In Ghana, the head of the election commission benefitted from a robust and solid system, which has a history of inclusion, transparency, and most of participation by all members of the political exercise. The continuous process undertaken by the Ghanaian electoral commission to continuously educate the electorate and the political parties is clearly a lesson for the rest of the continent on how to build trust and interact with the population.

However, even in Ghana there are lessons to learn from the election, such as how to manage delays in the announcement of the election results and or glitches in the system on election day. In Ghana the commission needed more time to ensure everyone eligible to vote had voted and to count the votes.  Tensions began to mount as the population waited for the elections results to be proclaimed, both sides began proclaiming victory and the supporters of each candidate began filling the streets.

This could have led to severe unrest. However, the communication of the election committee head asking the people for patience while all the votes were counted was an example of good election management. The people could only heed to this request because of the trust built by the commission and a legitimate sense of ownership of the commission.  Therefore, while independently elected, the first task of every election commission is to build trust with the people. As African countries prepare for more elections this should be an area that gets special attention.

Ownership: The people’s voice, the continent’s voice

Ethnic politics is slowly giving way to issues politics. The economy is taking center stage in elections. In Ghana, as in the Gambia, the last few years have seen citizens suffer under the weight of weakening currencies, erosion of purchasing power by over 50 percent, increasing poverty, joblessness, and interest rates above 25 percent. Similarly, the rise of corruption, noted by Ghanaian President John Mahama in his concession speech, undermined all the achievements of Mahama presidency—and most of all his struggle to give affordable and reliable power to the people of Ghana.
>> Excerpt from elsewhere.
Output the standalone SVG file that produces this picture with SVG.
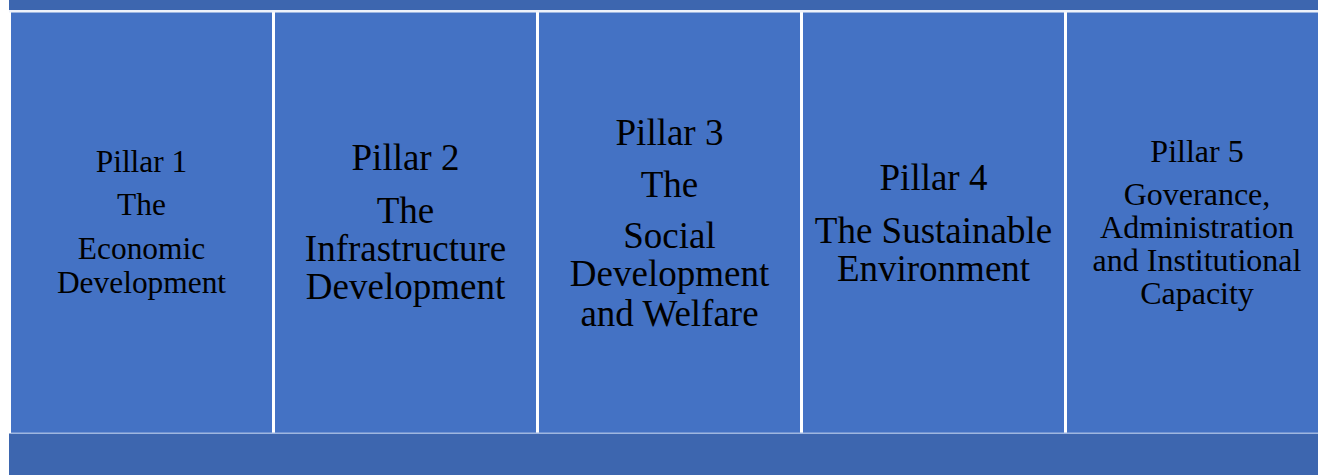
<svg xmlns="http://www.w3.org/2000/svg" width="1318" height="475" viewBox="0 0 1318 475">
<style>
.band{fill:#3D66AF}
.pillar{fill:#4472C4}
.t{font-family:"Liberation Serif","Times New Roman",serif;fill:#000;text-anchor:middle}
.s31{font-size:31.4px}
.s32{font-size:32px}
.s37{font-size:37px}
</style>
<rect x="0" y="0" width="1318" height="475" fill="#FFFFFF"/>
<rect class="band" x="9" y="0" width="1309" height="10"/>
<rect x="9" y="10" width="1309" height="2.5" fill="#EEF2FA"/>
<rect class="band" x="9" y="433.5" width="1309" height="41.5"/>
<g id="pillar1">
<rect class="pillar" x="11" y="12.5" width="261" height="420.5"/>
<text class="t s31" x="141.5" y="172">Pillar 1</text>
<text class="t s31" x="141.5" y="215">The</text>
<text class="t s31" x="141.5" y="259">Economic</text>
<text class="t s31" x="141.5" y="293">Development</text>
</g>
<g id="pillar2">
<rect class="pillar" x="275" y="12.5" width="261" height="420.5"/>
<text class="t s37" x="405.5" y="170">Pillar 2</text>
<text class="t s37" x="405.5" y="223">The</text>
<text class="t s37" x="405.5" y="261">Infrastructure</text>
<text class="t s37" x="405.5" y="299">Development</text>
</g>
<g id="pillar3">
<rect class="pillar" x="539" y="12.5" width="261" height="420.5"/>
<text class="t s37" x="669.5" y="145">Pillar 3</text>
<text class="t s37" x="669.5" y="197">The</text>
<text class="t s37" x="669.5" y="248">Social</text>
<text class="t s37" x="669.5" y="286">Development</text>
<text class="t s37" x="669.5" y="326">and Welfare</text>
</g>
<g id="pillar4">
<rect class="pillar" x="803" y="12.5" width="261" height="420.5"/>
<text class="t s37" x="933.5" y="190">Pillar 4</text>
<text class="t s37" x="933.5" y="243">The Sustainable</text>
<text class="t s37" x="933.5" y="281">Environment</text>
</g>
<g id="pillar5">
<rect class="pillar" x="1067" y="12.5" width="251" height="420.5"/>
<text class="t s32" x="1197" y="162">Pillar 5</text>
<text class="t s32" x="1197" y="205">Goverance,</text>
<text class="t s32" x="1197" y="238">Administration</text>
<text class="t s32" x="1197" y="271">and Institutional</text>
<text class="t s32" x="1197" y="304">Capacity</text>
</g>
<g id="connectors"></g>
<rect x="11" y="432.5" width="1307" height="1.2" fill="#9FB8E3"/>
</svg>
The results of these elections increasingly show that while there will always remain a thread of local politics in elections, the electorate is becoming more sophisticated and are voting on issues broader than ethnic origins. Citizens are more engaged and are owning the election agenda.

African leaders are also increasingly more active in the resolution of African leadership transition issues. During the crisis period of the Gabon elections the French and the European Union were the most active and vocal voices. The French president called for a recount and the EU asked that all results be published, but Chadian President Idriss Déby, as head of the African Union, was the central mediator of the proceedings. In the case of the Gambia, the African Union alongside five other presidents of ECOWAS[1] countries have taken it upon themselves to mediate a settlement of the impasse. The acknowledgement and ownership of the transition agenda by Africa’s leaders is an important part of assuring peace and stability during transition crises.  The cases of Burundi and the Gambia should provide lessons on how to make such negations successful. What incentives could be put in place to minimize difficult transitions?

As the Ghanaians celebrate the peaceful election of new President Nana Akufo Addo, as President Bongo of Gabon settles into his second term, and as the Gambians wait anxiously for a resolution, the continent must heed the lessons of these three transitions and begin putting in place systems that allow citizens more ownership of the process, ensure that election commissions are truly independent and equipped to build trust with citizens, and encourage candidates that acknowledge the increasing sophistication of the electorate so campaign messages must have content and can no longer rely solely on identity politics.